A few practical principles:
- Start with the foundation. If your website has fundamental technical or design issues, address those before layering on more content. Rankings built on a weak technical foundation are unstable.
- Prioritize high-intent pages first. Your homepage and core service pages have the highest conversion potential. Get those optimized before expanding into a full content library.
- Build content around keywords you can actually compete for. A small business competing against national brands for broad, high-volume terms is fighting uphill. Starting with specific, local, or niche long-tail terms builds traction faster and more sustainably.

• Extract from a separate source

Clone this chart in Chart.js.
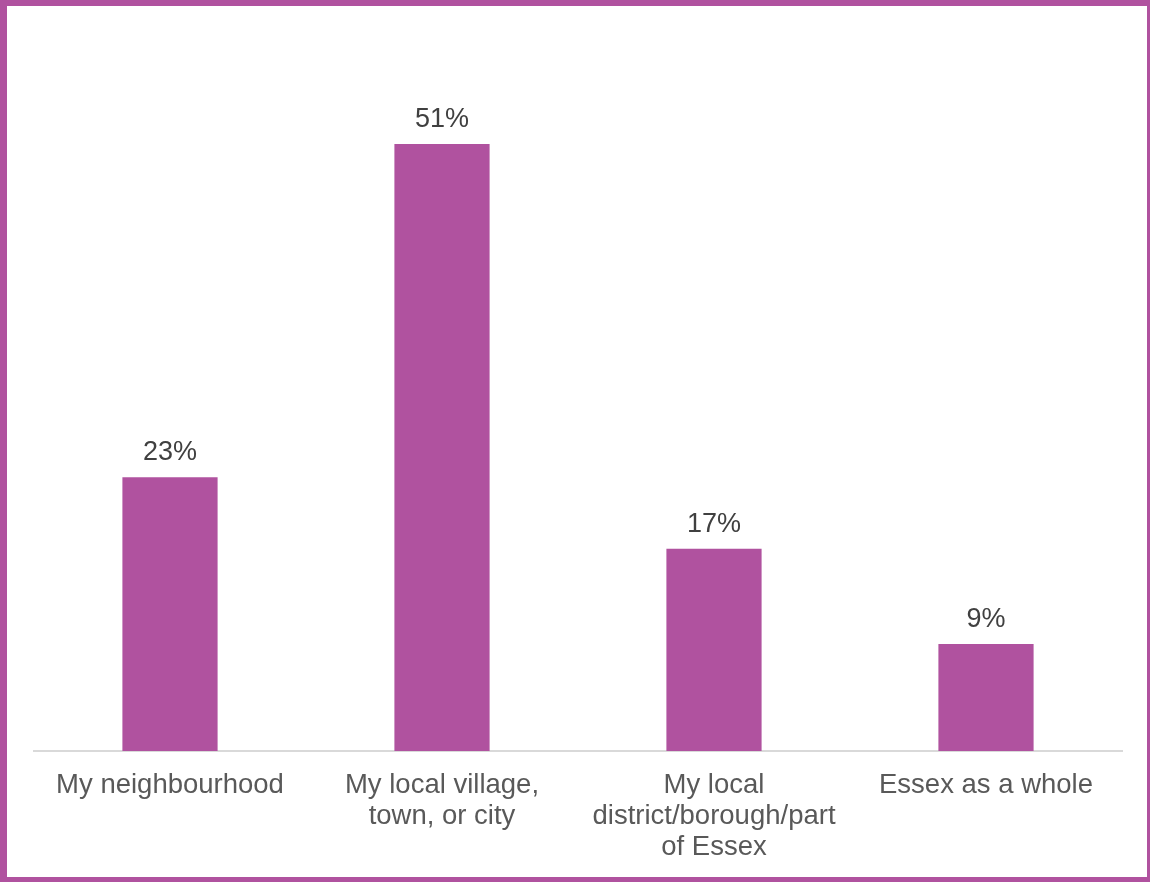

- Treat your website as an ongoing investment, not a one-time project. Sites that get updated regularly with new content, improved internal links, and refreshed pages consistently outperform sites that go live and sit unchanged.
- Measure what matters. Organic traffic, keyword rankings, and bounce rates all matter, but the real measure of success is whether your site is generating leads, calls, or purchases. Set up conversion tracking from day one.
“A lot of small businesses come to us having spent money on a beautiful site or a big batch of blog posts, but neither was connected to a real SEO strategy. When design, SEO, and content are built around the same goals, every dollar goes further.”
— Matt Erney, Founder and Strategic Marketing Director, Social Firm

The Bottom Line for Small Business Owners
Web design, SEO strategy, and content are most effective when they are not three separate line items on a marketing budget. They are one system, and the businesses that treat them that way consistently outperform those that do not.
Whether you are building a new site, refreshing an existing one, or looking to get more out of your current content investment, the starting point is the same: make sure all three disciplines are informed by the same strategy, the same keyword research, and the same business goals.